**Objective:**
Retype each line exactly. Skip images.
═════ Information shown ═════
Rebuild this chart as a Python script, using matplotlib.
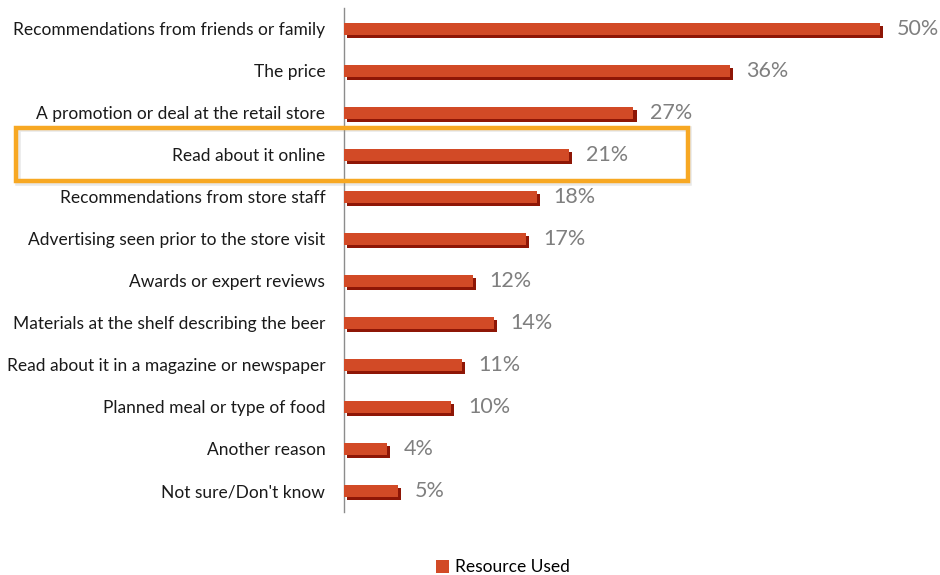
import matplotlib
matplotlib.use("Agg")
import matplotlib.pyplot as plt
import matplotlib.patheffects as pe
import matplotlib.transforms as mtransforms
from matplotlib.patches import Rectangle, Patch

categories = [
    "Recommendations from friends or family",
    "The price",
    "A promotion or deal at the retail store",
    "Read about it online",
    "Recommendations from store staff",
    "Advertising seen prior to the store visit",
    "Awards or expert reviews",
    "Materials at the shelf describing the beer",
    "Read about it in a magazine or newspaper",
    "Planned meal or type of food",
    "Another reason",
    "Not sure/Don't know",
]
values = [50, 36, 27, 21, 18, 17, 12, 14, 11, 10, 4, 5]
series_name = "Resource Used"
highlight = "Read about it online"

BAR = "#D24A26"
SHADOW = "#8E1606"
LABEL_GRAY = "#7F7F7F"
BOX = "#F7A823"

plt.rcParams["font.family"] = ["Lato", "DejaVu Sans"]

fig = plt.figure(figsize=(9.4, 5.75), dpi=100)
ax = fig.add_axes([0.366, 0.1096, 0.570, 0.8765])

ypos = list(range(len(categories)))
bars = ax.barh(ypos, values, height=0.29, color=BAR, zorder=3)
for b in bars:
    b.set_clip_on(False)
    b.set_path_effects([
        pe.SimplePatchShadow(offset=(2.3, -2.3), shadow_rgbFace=SHADOW, alpha=1.0),
        pe.Normal(),
    ])

for y, v in zip(ypos, values):
    ax.annotate(f"{v}%", xy=(v, y), xytext=(12, 0), textcoords="offset points",
                va="center", ha="left", fontsize=15.5, color=LABEL_GRAY,
                annotation_clip=False)

ax.set_xlim(0, 50)
ax.set_ylim(len(categories) - 0.5, -0.5)
ax.set_yticks(ypos)
ax.set_yticklabels(categories, fontsize=12.5, color="#1a1a1a")
ax.tick_params(axis="y", length=0, pad=13.5)
ax.set_xticks([])
for side in ("top", "right", "bottom"):
    ax.spines[side].set_visible(False)
ax.spines["left"].set_color("#8c8c8c")
ax.spines["left"].set_linewidth(1.0)

# Highlight frame around one category row (x in figure space, y in data space)
hi = categories.index(highlight)
trans = mtransforms.blended_transform_factory(fig.transFigure, ax.transData)
shadow_box = Rectangle((0.0195, hi + 0.66), 0.714, -1.27, transform=trans,
                       fill=False, edgecolor="#d9d9d9", linewidth=4, alpha=0.6,
                       clip_on=False, zorder=1)
ax.add_patch(shadow_box)
frame = Rectangle((0.0175, hi + 0.62), 0.714, -1.27, transform=trans,
                  fill=False, edgecolor=BOX, linewidth=3.2, clip_on=False, zorder=5)
ax.add_patch(frame)

handle = Patch(facecolor=BAR, edgecolor="none")
fig.legend(handles=[handle], labels=[series_name], loc="lower center",
           bbox_to_anchor=(0.535, -0.028), frameon=False, fontsize=12.5,
           handlelength=0.75, handleheight=0.75, handletextpad=0.3)

fig.savefig("out.png", dpi=100)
═════
**Finished answer:**
Rebuild this chart as a Python script, using matplotlib.
import matplotlib
matplotlib.use("Agg")
import matplotlib.pyplot as plt
import matplotlib.patheffects as pe
import matplotlib.transforms as mtransforms
from matplotlib.patches import Rectangle, Patch

categories = [
    "Recommendations from friends or family",
    "The price",
    "A promotion or deal at the retail store",
    "Read about it online",
    "Recommendations from store staff",
    "Advertising seen prior to the store visit",
    "Awards or expert reviews",
    "Materials at the shelf describing the beer",
    "Read about it in a magazine or newspaper",
    "Planned meal or type of food",
    "Another reason",
    "Not sure/Don't know",
]
values = [50, 36, 27, 21, 18, 17, 12, 14, 11, 10, 4, 5]
series_name = "Resource Used"
highlight = "Read about it online"

BAR = "#D24A26"
SHADOW = "#8E1606"
LABEL_GRAY = "#7F7F7F"
BOX = "#F7A823"

plt.rcParams["font.family"] = ["Lato", "DejaVu Sans"]

fig = plt.figure(figsize=(9.4, 5.75), dpi=100)
ax = fig.add_axes([0.366, 0.1096, 0.570, 0.8765])

ypos = list(range(len(categories)))
bars = ax.barh(ypos, values, height=0.29, color=BAR, zorder=3)
for b in bars:
    b.set_clip_on(False)
    b.set_path_effects([
        pe.SimplePatchShadow(offset=(2.3, -2.3), shadow_rgbFace=SHADOW, alpha=1.0),
        pe.Normal(),
    ])

for y, v in zip(ypos, values):
    ax.annotate(f"{v}%", xy=(v, y), xytext=(12, 0), textcoords="offset points",
                va="center", ha="left", fontsize=15.5, color=LABEL_GRAY,
                annotation_clip=False)

ax.set_xlim(0, 50)
ax.set_ylim(len(categories) - 0.5, -0.5)
ax.set_yticks(ypos)
ax.set_yticklabels(categories, fontsize=12.5, color="#1a1a1a")
ax.tick_params(axis="y", length=0, pad=13.5)
ax.set_xticks([])
for side in ("top", "right", "bottom"):
    ax.spines[side].set_visible(False)
ax.spines["left"].set_color("#8c8c8c")
ax.spines["left"].set_linewidth(1.0)

# Highlight frame around one category row (x in figure space, y in data space)
hi = categories.index(highlight)
trans = mtransforms.blended_transform_factory(fig.transFigure, ax.transData)
shadow_box = Rectangle((0.0195, hi + 0.66), 0.714, -1.27, transform=trans,
                       fill=False, edgecolor="#d9d9d9", linewidth=4, alpha=0.6,
                       clip_on=False, zorder=1)
ax.add_patch(shadow_box)
frame = Rectangle((0.0175, hi + 0.62), 0.714, -1.27, transform=trans,
                  fill=False, edgecolor=BOX, linewidth=3.2, clip_on=False, zorder=5)
ax.add_patch(frame)

handle = Patch(facecolor=BAR, edgecolor="none")
fig.legend(handles=[handle], labels=[series_name], loc="lower center",
           bbox_to_anchor=(0.535, -0.028), frameon=False, fontsize=12.5,
           handlelength=0.75, handleheight=0.75, handletextpad=0.3)

fig.savefig("out.png", dpi=100)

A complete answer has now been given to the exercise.